Records with drawing code:
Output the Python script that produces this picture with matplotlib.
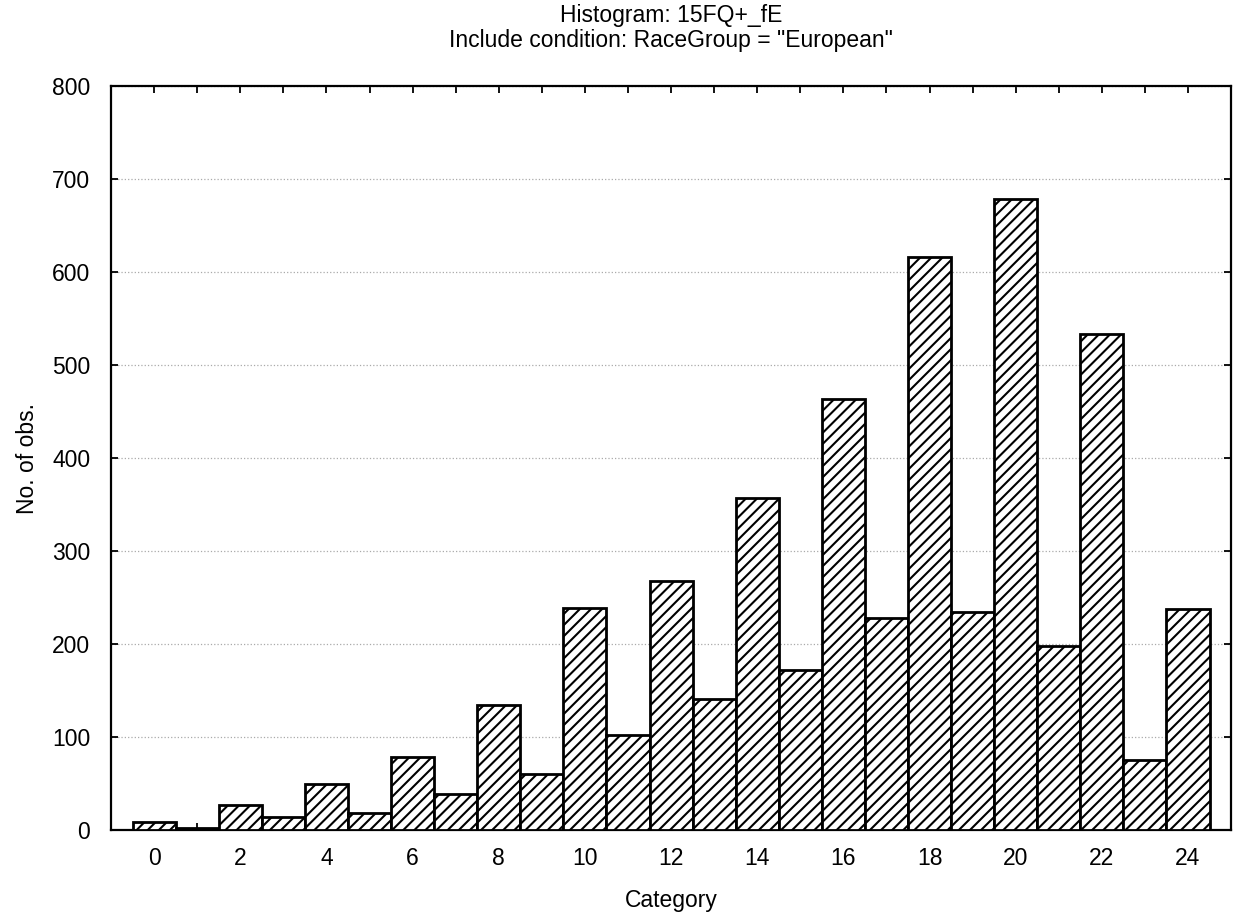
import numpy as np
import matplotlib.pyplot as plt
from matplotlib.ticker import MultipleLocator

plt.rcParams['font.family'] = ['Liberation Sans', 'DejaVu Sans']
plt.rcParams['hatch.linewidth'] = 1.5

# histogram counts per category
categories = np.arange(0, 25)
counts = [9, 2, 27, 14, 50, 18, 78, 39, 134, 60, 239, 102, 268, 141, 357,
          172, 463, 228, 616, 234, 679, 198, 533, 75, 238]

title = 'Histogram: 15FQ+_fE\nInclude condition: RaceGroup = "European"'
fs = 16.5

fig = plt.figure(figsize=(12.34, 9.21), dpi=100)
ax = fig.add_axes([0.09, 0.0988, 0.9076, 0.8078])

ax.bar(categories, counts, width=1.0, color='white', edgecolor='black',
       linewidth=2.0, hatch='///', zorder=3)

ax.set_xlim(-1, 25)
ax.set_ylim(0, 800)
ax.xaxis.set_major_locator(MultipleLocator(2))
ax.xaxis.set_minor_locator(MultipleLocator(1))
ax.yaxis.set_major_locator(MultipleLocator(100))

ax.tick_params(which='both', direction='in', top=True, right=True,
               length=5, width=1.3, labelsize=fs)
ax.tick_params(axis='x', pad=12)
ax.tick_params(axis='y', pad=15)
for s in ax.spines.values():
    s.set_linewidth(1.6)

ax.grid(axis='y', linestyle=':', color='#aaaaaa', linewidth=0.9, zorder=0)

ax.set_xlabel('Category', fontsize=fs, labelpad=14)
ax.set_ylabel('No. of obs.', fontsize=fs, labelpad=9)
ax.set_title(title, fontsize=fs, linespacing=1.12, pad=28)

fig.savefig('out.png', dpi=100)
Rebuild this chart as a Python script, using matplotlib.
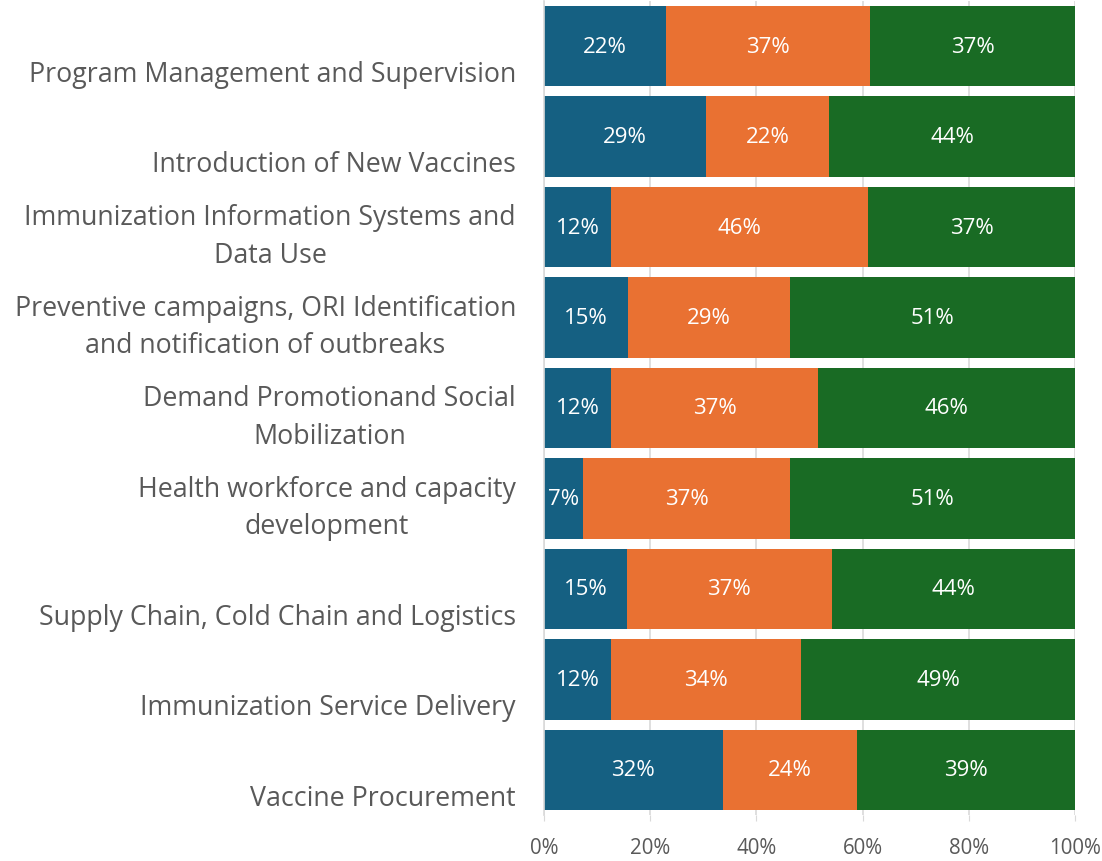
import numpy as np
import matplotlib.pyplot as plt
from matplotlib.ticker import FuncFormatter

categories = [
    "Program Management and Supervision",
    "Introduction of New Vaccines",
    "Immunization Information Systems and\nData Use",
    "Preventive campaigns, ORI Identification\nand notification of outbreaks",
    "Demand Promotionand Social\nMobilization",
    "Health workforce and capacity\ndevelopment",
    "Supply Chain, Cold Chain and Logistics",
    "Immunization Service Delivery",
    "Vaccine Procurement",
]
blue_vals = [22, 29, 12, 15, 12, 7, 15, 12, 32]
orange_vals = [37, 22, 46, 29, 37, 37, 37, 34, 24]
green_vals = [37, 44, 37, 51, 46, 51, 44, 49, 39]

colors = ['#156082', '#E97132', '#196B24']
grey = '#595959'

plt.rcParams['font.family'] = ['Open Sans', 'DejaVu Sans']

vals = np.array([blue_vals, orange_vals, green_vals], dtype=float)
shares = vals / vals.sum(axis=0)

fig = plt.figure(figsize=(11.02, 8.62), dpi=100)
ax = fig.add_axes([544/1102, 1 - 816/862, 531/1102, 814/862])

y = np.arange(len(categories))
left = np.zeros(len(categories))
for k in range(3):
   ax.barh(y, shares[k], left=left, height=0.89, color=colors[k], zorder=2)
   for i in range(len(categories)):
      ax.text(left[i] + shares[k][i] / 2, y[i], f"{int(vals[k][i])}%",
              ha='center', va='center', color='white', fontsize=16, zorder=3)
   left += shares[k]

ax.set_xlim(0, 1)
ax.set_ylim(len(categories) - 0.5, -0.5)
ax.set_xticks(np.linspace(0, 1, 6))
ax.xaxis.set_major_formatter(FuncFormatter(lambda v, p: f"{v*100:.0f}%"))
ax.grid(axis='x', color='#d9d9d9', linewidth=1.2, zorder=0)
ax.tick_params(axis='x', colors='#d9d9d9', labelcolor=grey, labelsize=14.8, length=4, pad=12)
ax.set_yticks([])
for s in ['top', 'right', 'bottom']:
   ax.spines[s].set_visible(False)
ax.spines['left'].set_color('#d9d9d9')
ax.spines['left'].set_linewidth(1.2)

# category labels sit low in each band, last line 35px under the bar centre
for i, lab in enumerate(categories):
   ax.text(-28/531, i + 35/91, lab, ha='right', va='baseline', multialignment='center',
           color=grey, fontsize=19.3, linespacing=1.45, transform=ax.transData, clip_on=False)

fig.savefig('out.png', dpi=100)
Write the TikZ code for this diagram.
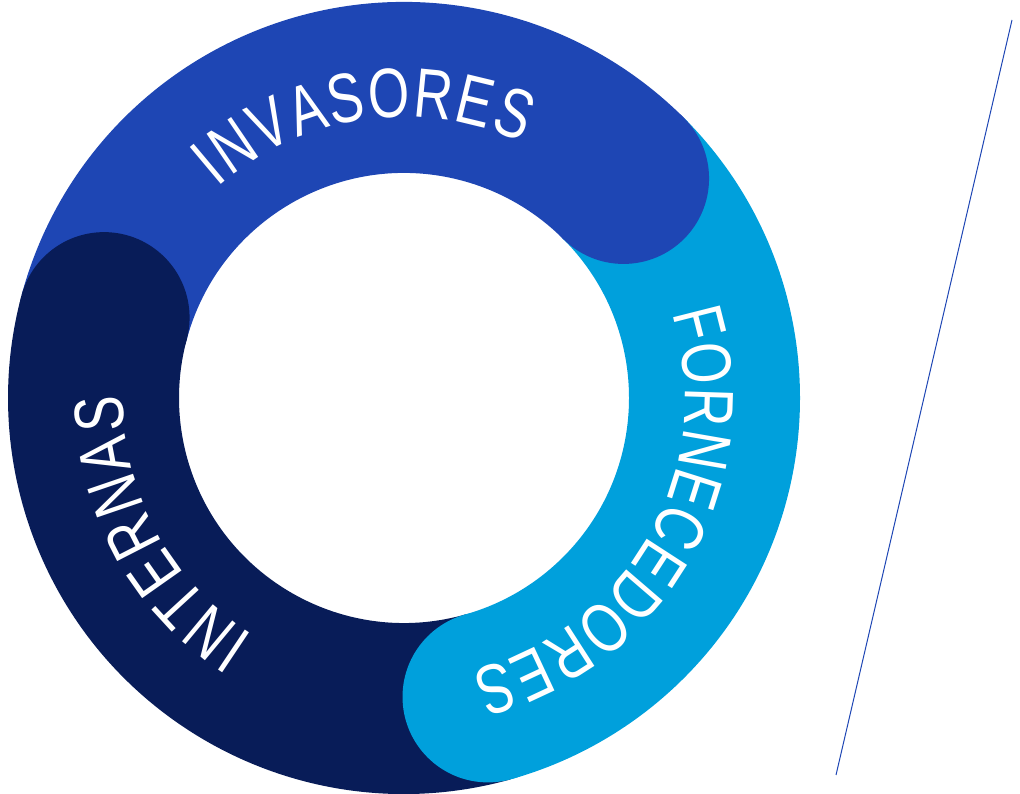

(What the exercise asks)
Write out again, exactly, the lines from the start of the listing up to the line containing "plt.rcParams['hatch.linewidth'] = 1.5", with both ends and without pictures.

(Full response)
Output the Python script that produces this picture with matplotlib.
import numpy as np
import matplotlib.pyplot as plt
from matplotlib.ticker import MultipleLocator

plt.rcParams['font.family'] = ['Liberation Sans', 'DejaVu Sans']
plt.rcParams['hatch.linewidth'] = 1.5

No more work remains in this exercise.